À ce stade, il peut être intéressant d’enregistrer la voix du patient pour permettre, par la suite, de mesurer sa progression.

Lors de la phase de cicatrisation, il arrive que le patient n’ait presque plus de voix. Certains, au contraire, retrouvent rapidement une vibration sans trop d’efforts. Cette qualité vocale dépend de plusieurs facteurs, le plus important étant la taille de la lésion et de la chirurgie qui a été faite.
Au cours des séances de rééducation, l’orthophoniste va travailler le «geste de voix» avec le patient. Cela inclut la plupart du temps des exercices de posture, la coordination entre le souffle et la vibration, et l’amplification du son en utilisant les cavités de résonance. On parle en effet avec tout le corps et pas seulement avec les cordes vocales. Le but du suivi orthophonique est de permettre à Michel de retrouver une voix qu’il pourra utiliser au quotidien, dans ses activités professionnelles, familiales et associatives.
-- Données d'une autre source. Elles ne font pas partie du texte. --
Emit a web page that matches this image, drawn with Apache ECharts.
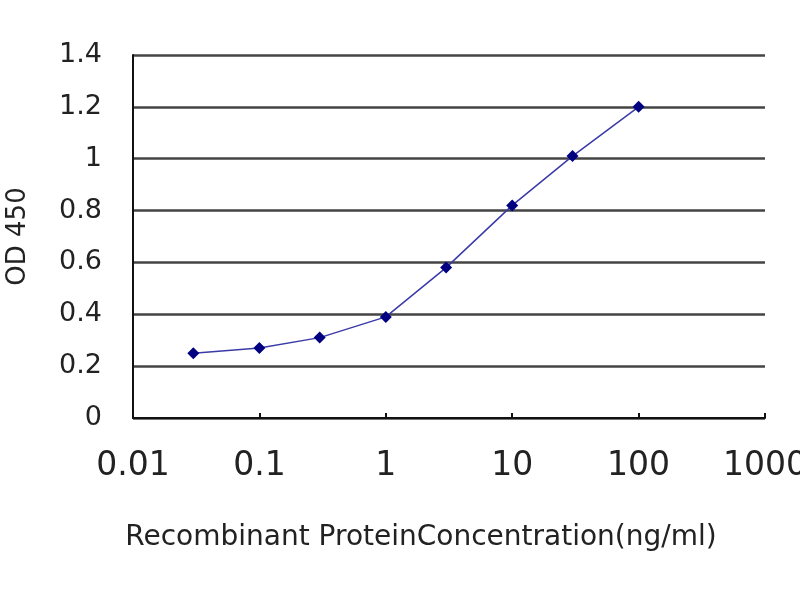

La rééducation peut être très rapide, de l’ordre de quelques semaines, ou plus longue, étalée sur plusieurs mois, en fonction de la chirurgie réalisée et des besoins du patient.
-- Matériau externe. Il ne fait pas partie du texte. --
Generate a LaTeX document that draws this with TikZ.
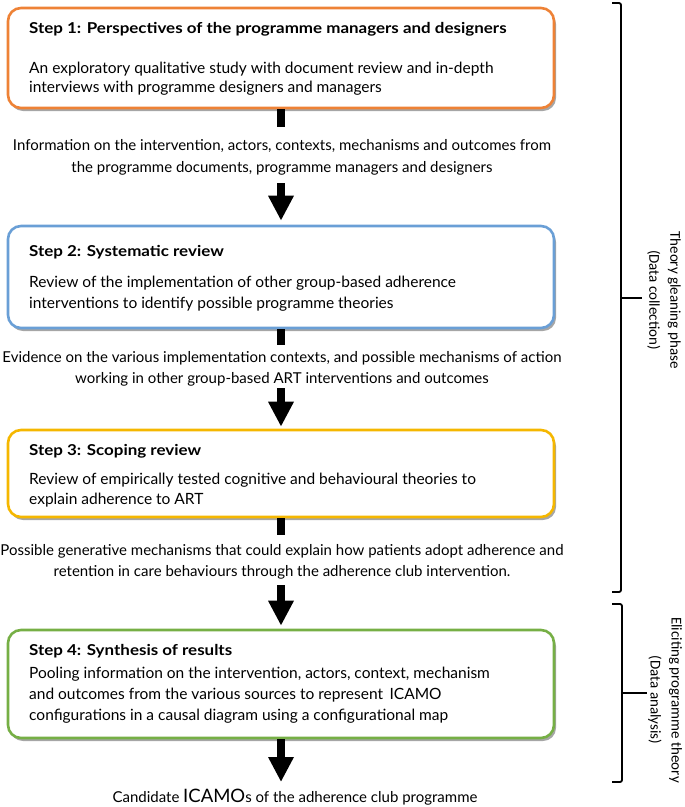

La voix de Michel sera-t-elle différente d’avant ?

Oui, avec une seule corde vocale, la voix est différente. Cependant, nous l’avons vu précédemment, la voix ce n’est pas que de la vibration. Après l’opération, Michel gardera ce qui faisait en partie la «couleur» de sa voix : sa façon d’articuler, d’utiliser toutes ses cavités de résonance, ses expressions, ses intonations.
En général, après une cordectomie, la voix est moins puissante, parfois un peu plus soufflée et l’on peut perdre un peu d’étendue vocale dans les sons graves ou dans les aigus ce qui empêche parfois de chanter les mêmes chansons qu’auparavant. La puissance et la hauteur de la voix se travaillent avec l’orthophoniste, mais la voix reste le plus souvent de faible intensité : parler en milieu bruyant est difficile.
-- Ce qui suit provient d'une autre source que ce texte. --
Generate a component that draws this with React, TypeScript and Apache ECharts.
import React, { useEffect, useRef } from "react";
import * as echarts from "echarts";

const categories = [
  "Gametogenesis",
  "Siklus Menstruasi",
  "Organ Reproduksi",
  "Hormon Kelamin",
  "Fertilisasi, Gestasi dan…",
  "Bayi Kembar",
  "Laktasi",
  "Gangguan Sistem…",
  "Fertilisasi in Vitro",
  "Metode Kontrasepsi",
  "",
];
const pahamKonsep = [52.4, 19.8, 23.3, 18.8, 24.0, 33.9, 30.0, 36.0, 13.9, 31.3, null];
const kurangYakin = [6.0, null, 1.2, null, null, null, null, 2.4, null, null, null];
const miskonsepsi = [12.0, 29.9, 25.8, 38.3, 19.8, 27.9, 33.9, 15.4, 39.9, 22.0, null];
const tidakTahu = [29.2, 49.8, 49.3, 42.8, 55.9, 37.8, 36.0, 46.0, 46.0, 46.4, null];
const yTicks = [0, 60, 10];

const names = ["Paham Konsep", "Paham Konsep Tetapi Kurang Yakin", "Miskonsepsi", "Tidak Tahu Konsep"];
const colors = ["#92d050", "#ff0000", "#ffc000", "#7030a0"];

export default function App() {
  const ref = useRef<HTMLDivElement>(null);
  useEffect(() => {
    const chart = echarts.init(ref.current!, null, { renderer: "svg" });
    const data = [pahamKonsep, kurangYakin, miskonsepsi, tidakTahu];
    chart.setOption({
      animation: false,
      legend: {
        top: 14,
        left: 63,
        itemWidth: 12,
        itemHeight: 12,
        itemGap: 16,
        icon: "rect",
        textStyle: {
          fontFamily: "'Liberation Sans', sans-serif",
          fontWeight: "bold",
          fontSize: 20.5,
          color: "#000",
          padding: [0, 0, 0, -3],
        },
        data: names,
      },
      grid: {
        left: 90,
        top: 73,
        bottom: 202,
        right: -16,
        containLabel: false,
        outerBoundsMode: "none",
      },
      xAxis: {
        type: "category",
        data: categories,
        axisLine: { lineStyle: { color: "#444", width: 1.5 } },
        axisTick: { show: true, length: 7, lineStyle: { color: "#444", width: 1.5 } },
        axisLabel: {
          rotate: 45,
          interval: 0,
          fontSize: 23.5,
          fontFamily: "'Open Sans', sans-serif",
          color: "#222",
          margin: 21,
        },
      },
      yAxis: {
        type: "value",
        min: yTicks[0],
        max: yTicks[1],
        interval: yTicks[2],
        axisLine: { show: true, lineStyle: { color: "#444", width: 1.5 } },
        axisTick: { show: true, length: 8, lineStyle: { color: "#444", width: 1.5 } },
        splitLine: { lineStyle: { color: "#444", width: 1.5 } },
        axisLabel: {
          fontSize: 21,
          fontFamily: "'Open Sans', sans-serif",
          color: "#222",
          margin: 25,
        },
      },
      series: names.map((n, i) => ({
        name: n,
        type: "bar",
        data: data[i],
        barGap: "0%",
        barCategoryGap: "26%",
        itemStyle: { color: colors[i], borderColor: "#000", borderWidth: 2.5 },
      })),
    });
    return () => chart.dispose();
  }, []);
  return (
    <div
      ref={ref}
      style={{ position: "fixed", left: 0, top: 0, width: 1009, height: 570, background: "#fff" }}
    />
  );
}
Quel que soit le résultat vocal obtenu, il faut à tout prix limiter voire arrêter la consommation d’alcool ou de tabac si elle est régulière, car le risque de récidive existe. Dans ce cas, une chirurgie plus lourde est prévue, ou parfois de la radiothérapie ou de la chimiothérapie.

Et après ?

Michel va revoir son chirurgien ORL à intervalles réguliers après sa cordectomie. Celui-ci s’assurera que la cicatrisation s’est bien passée, puis se chargera de la surveillance obligatoire après un cancer.

De son côté, Michel aura besoin de temps pour se familiariser avec son nouveau timbre de voix et pour améliorer ses capacités vocales, accompagné de son orthophoniste.